Girl's letter to sports retailer calls out gender imbalance in catalog
(CNN) -- A 12-year-old girl from Arizona has called out Dick's Sporting Goods for failing to include female athletes in its 2014 basketball catalog -- and she's getting plenty of backup on the Web.
McKenna Peterson's letter to the company, which her father later tweeted, drew attention to the lack of gender equality in the ads.
"I think that girls should be treated as equally as boys are treated," she wrote. "I, myself, enjoying playing and watching basketball, WOMENS basketball."
The self-proclaimed "Fabulous Basketball Player" has been praised on Twitter for bringing attention to the issue.
Although the basketball catalog does include women, they are portrayed in passive or supportive roles: "sitting in the stands" or "mentioned once in the catalog on page 5 for some shoes" or as "cheerleaders on some coupons," McKenna wrote.
"It's hard enough for girls to break through in this sport as it is, without you guys excluding us from your catalog," she added.
The Petersons say they may take their business elsewhere unless Dick's resolves to include more women in its advertising; McKenna even named several of her favorite professional women's basketball players who would fit the bill in the letter.

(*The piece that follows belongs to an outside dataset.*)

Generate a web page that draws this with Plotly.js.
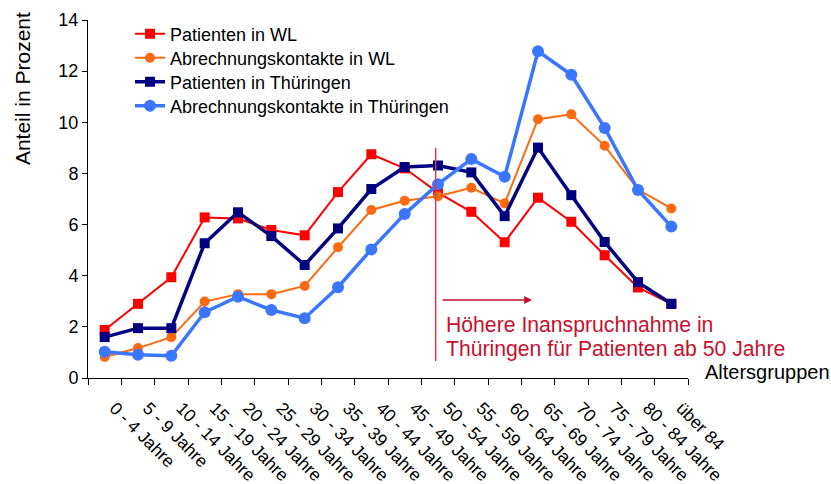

"Maybe my dad will take me to some other store that supports girls to actually PLAY basketball and follow their dreams and not sit on the sidelines and watch the game to get my next pair of shoes and equipment," McKenna wrote.
UPDATE: McKenna's father, Chris Peterson, tweeted out a response note the family received from Dick's and expressed his disappointment with the "form letter."
A Dick's representative later contacted the family by phone.
"They said that they liked her letter and that in future publications they will consider putting more women in the catalog," Peterson told CNN. "They also pointed us to a commercial that they are running that apparently has a girl in it. It was a very nice conversation that McKenna re-stated her opinion that there needs to be more girls represented."